Only recently, as Sparkplug has published more work and I’ve read more of it, did I realize how valuable that publisher is to alternative comics, and how singular a role it plays. The visual style of most of the Sparkplug releases I’ve seen is demanding of the audience, and not in any kind of fashionable way that could help get them over. And the intelligence of the writing behind them, even the ones that didn’t necessarily click with me, is really incandescent; more thought and effort has gone into it than might instantly be reciprocated or rewarded by the reading and buying public.
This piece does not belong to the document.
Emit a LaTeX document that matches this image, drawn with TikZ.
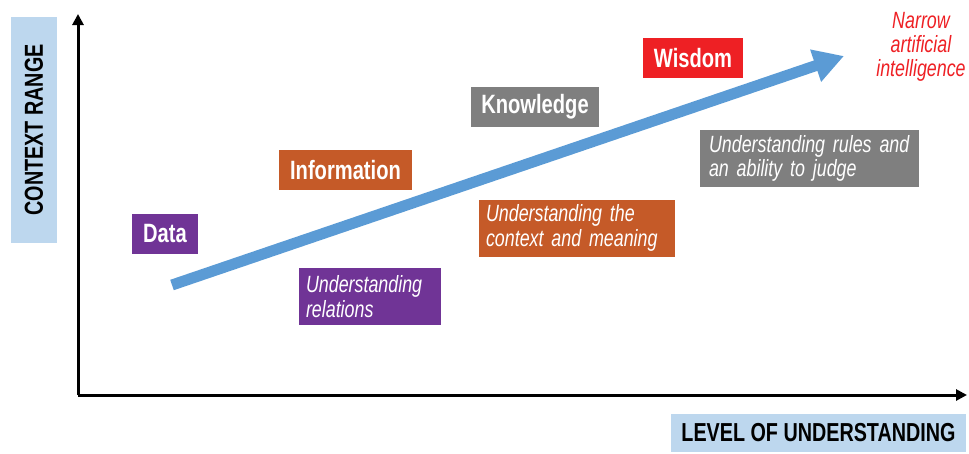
\documentclass[tikz,border=0pt]{standalone}
\usepackage{fontspec}
\setmainfont{Liberation Sans}[FakeStretch=0.76]
\usetikzlibrary{arrows.meta}
\definecolor{axisblue}{HTML}{BDD7EE}
\definecolor{arrowblue}{HTML}{5B9BD5}
\definecolor{dpurple}{HTML}{703496}
\definecolor{iorange}{HTML}{C55A28}
\definecolor{kgray}{HTML}{7F7F7F}
\definecolor{wred}{HTML}{EE2024}
\begin{document}
\begin{tikzpicture}[x=1pt,y=-1pt,
	level/.style={text=white,font=\fontsize{26.5}{30}\selectfont\bfseries,inner sep=0pt,minimum height=40pt},
	meaning/.style={text=white,font=\fontsize{23.5}{24.5}\selectfont\itshape,align=left,inner sep=0pt,minimum height=57pt},
	axislabel/.style={fill=axisblue,font=\fontsize{26}{30}\selectfont\bfseries,inner sep=0pt}]
			\useasboundingbox (0,0) rectangle (969,453);
			% axes
			\coordinate (origin) at (78,395);
			\coordinate (ytop) at (78,14);
			\coordinate (xend) at (967,395);
			\draw[line width=3pt,-{Triangle[length=11pt,width=11pt]}] (origin) -- (ytop);
			\draw[line width=3pt,-{Triangle[length=11pt,width=11pt]}] (origin) -- (xend);
			\node[axislabel,minimum width=46pt,minimum height=226pt] (yname) at (34,130) {};
			\node[rotate=90,font=\fontsize{26}{30}\selectfont\bfseries] at (yname) {CONTEXT RANGE};
			\node[axislabel,minimum width=295pt,minimum height=38pt] (xname) at (818.5,433) {LEVEL OF UNDERSTANDING};
			% growth arrow
			\coordinate (start) at (172,285);
			\coordinate (tip) at (844,56);
			\draw[arrowblue,line width=11pt,-{Triangle[length=30pt,width=32pt]}] (start) -- (tip);
			% levels
			\node[level,fill=dpurple,minimum width=66pt] (data) at (165,234) {Data};
			\node[level,fill=iorange,minimum width=133pt] (info) at (345.5,170) {Information};
			\node[level,fill=kgray,minimum width=128pt] (know) at (535,107) {Knowledge};
			\node[level,fill=wred,minimum width=100pt] (wis) at (693,58) {Wisdom};
			% meanings
			\node[meaning,fill=dpurple,minimum width=142pt,text width=128pt] (rel) at (370,296.5) {Understanding\\relations};
			\node[meaning,fill=iorange,minimum width=196pt,text width=182pt] (ctx) at (577,228) {Understanding the\\context and meaning};
			\node[meaning,fill=kgray,minimum width=219pt,text width=201pt] (rules) at (809.5,158.5) {Understanding rules and\\an ability to judge};
			\node[wred,font=\fontsize{23.5}{24}\selectfont\itshape,align=center] (nai) at (921,47) {Narrow\\artificial\\intelligence};
		\end{tikzpicture}
\end{document}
Simply put, I don’t think a home for many of these creators and comics would have existed anywhere if Dylan Williams hadn’t created it. That’s not something I would say about very many other publishers today, even publishers I really love. Sparkplug is one of a kind, and it’s no great leap to suggest that the man behind Sparkplug must have been one of a kind as well.
Chris Mautner has an obituary. Tom Spurgeon has an authoritative list of links. Austin English, Levon Jihanian, Minty Lewis, John Hankiewicz, and Brett Warnock offer moving testimonials to their colleague and friend.